• Source code of charts:
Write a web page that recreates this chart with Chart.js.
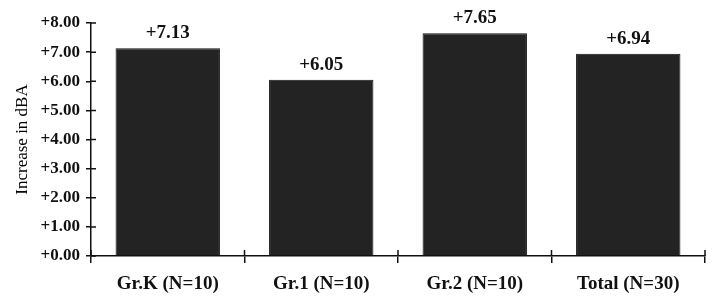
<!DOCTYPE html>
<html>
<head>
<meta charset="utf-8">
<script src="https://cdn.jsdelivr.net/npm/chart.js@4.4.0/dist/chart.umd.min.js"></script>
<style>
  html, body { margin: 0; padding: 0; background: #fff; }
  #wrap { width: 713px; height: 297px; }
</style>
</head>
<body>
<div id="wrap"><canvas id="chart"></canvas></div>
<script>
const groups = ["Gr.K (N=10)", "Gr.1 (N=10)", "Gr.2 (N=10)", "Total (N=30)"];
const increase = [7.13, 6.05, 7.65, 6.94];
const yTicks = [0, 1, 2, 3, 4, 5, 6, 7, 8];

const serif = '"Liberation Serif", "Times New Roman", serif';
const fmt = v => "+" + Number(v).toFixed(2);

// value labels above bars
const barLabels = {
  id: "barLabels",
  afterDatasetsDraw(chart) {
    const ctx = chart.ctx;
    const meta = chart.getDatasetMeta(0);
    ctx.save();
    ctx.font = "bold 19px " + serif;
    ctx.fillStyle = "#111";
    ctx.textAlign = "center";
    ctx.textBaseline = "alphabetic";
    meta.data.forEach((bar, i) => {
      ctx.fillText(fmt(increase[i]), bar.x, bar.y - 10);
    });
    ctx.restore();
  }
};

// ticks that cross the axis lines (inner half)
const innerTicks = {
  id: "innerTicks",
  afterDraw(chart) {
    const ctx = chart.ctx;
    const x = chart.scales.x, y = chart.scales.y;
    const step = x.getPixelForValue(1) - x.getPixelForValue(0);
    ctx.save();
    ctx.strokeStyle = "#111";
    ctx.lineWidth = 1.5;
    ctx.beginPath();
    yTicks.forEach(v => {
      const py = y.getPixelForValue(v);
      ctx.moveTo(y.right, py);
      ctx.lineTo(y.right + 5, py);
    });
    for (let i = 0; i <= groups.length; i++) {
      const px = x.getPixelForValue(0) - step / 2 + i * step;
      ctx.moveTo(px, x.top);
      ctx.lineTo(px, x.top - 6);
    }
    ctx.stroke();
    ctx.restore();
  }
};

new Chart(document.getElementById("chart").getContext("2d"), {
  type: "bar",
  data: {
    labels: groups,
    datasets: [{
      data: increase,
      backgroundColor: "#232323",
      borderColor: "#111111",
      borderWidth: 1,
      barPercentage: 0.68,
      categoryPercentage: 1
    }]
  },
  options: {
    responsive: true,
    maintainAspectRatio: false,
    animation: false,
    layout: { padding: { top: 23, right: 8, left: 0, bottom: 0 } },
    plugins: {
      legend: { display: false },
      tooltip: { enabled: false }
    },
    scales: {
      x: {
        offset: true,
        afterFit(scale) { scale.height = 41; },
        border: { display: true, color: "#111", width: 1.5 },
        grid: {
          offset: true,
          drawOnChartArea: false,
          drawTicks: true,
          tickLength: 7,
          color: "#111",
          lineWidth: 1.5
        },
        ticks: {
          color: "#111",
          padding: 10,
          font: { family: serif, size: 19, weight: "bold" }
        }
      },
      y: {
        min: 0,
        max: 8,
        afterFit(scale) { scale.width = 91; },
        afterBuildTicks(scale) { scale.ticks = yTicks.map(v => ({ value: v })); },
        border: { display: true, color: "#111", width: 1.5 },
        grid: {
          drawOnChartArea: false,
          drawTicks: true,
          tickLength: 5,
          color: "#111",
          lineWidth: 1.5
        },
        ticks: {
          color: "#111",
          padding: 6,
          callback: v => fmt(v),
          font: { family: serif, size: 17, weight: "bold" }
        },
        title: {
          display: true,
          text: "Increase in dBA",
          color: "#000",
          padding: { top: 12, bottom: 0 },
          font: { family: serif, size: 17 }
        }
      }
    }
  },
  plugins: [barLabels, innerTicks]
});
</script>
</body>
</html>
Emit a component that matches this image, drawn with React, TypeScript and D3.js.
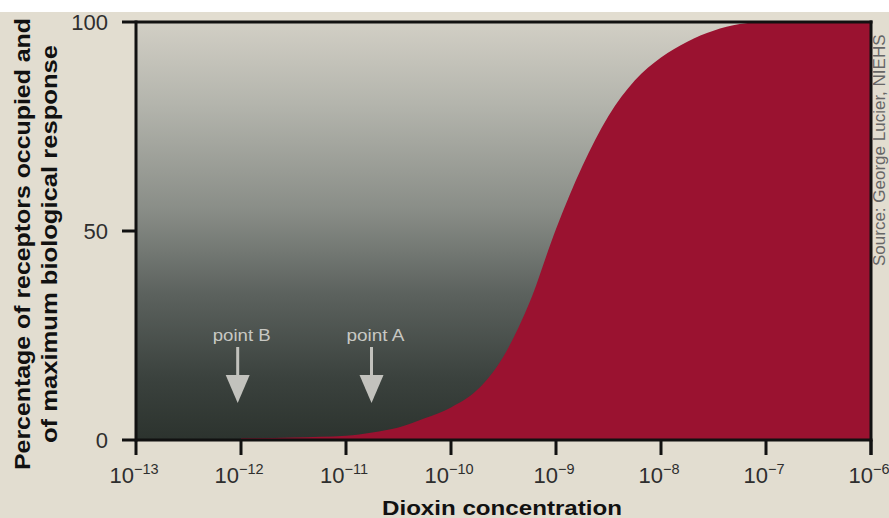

• Short exercise:
Copy out the entries verbatim and leave the images out.

• Finished exercise:
Write a web page that recreates this chart with Chart.js.
<!DOCTYPE html>
<html>
<head>
<meta charset="utf-8">
<script src="https://cdn.jsdelivr.net/npm/chart.js@4.4.0/dist/chart.umd.min.js"></script>
<style>
  html, body { margin: 0; padding: 0; background: #fff; }
  #wrap { width: 713px; height: 297px; }
</style>
</head>
<body>
<div id="wrap"><canvas id="chart"></canvas></div>
<script>
const groups = ["Gr.K (N=10)", "Gr.1 (N=10)", "Gr.2 (N=10)", "Total (N=30)"];
const increase = [7.13, 6.05, 7.65, 6.94];
const yTicks = [0, 1, 2, 3, 4, 5, 6, 7, 8];

const serif = '"Liberation Serif", "Times New Roman", serif';
const fmt = v => "+" + Number(v).toFixed(2);

// value labels above bars
const barLabels = {
  id: "barLabels",
  afterDatasetsDraw(chart) {
    const ctx = chart.ctx;
    const meta = chart.getDatasetMeta(0);
    ctx.save();
    ctx.font = "bold 19px " + serif;
    ctx.fillStyle = "#111";
    ctx.textAlign = "center";
    ctx.textBaseline = "alphabetic";
    meta.data.forEach((bar, i) => {
      ctx.fillText(fmt(increase[i]), bar.x, bar.y - 10);
    });
    ctx.restore();
  }
};

// ticks that cross the axis lines (inner half)
const innerTicks = {
  id: "innerTicks",
  afterDraw(chart) {
    const ctx = chart.ctx;
    const x = chart.scales.x, y = chart.scales.y;
    const step = x.getPixelForValue(1) - x.getPixelForValue(0);
    ctx.save();
    ctx.strokeStyle = "#111";
    ctx.lineWidth = 1.5;
    ctx.beginPath();
    yTicks.forEach(v => {
      const py = y.getPixelForValue(v);
      ctx.moveTo(y.right, py);
      ctx.lineTo(y.right + 5, py);
    });
    for (let i = 0; i <= groups.length; i++) {
      const px = x.getPixelForValue(0) - step / 2 + i * step;
      ctx.moveTo(px, x.top);
      ctx.lineTo(px, x.top - 6);
    }
    ctx.stroke();
    ctx.restore();
  }
};

new Chart(document.getElementById("chart").getContext("2d"), {
  type: "bar",
  data: {
    labels: groups,
    datasets: [{
      data: increase,
      backgroundColor: "#232323",
      borderColor: "#111111",
      borderWidth: 1,
      barPercentage: 0.68,
      categoryPercentage: 1
    }]
  },
  options: {
    responsive: true,
    maintainAspectRatio: false,
    animation: false,
    layout: { padding: { top: 23, right: 8, left: 0, bottom: 0 } },
    plugins: {
      legend: { display: false },
      tooltip: { enabled: false }
    },
    scales: {
      x: {
        offset: true,
        afterFit(scale) { scale.height = 41; },
        border: { display: true, color: "#111", width: 1.5 },
        grid: {
          offset: true,
          drawOnChartArea: false,
          drawTicks: true,
          tickLength: 7,
          color: "#111",
          lineWidth: 1.5
        },
        ticks: {
          color: "#111",
          padding: 10,
          font: { family: serif, size: 19, weight: "bold" }
        }
      },
      y: {
        min: 0,
        max: 8,
        afterFit(scale) { scale.width = 91; },
        afterBuildTicks(scale) { scale.ticks = yTicks.map(v => ({ value: v })); },
        border: { display: true, color: "#111", width: 1.5 },
        grid: {
          drawOnChartArea: false,
          drawTicks: true,
          tickLength: 5,
          color: "#111",
          lineWidth: 1.5
        },
        ticks: {
          color: "#111",
          padding: 6,
          callback: v => fmt(v),
          font: { family: serif, size: 17, weight: "bold" }
        },
        title: {
          display: true,
          text: "Increase in dBA",
          color: "#000",
          padding: { top: 12, bottom: 0 },
          font: { family: serif, size: 17 }
        }
      }
    }
  },
  plugins: [barLabels, innerTicks]
});
</script>
</body>
</html>
Emit a component that matches this image, drawn with React, TypeScript and D3.js.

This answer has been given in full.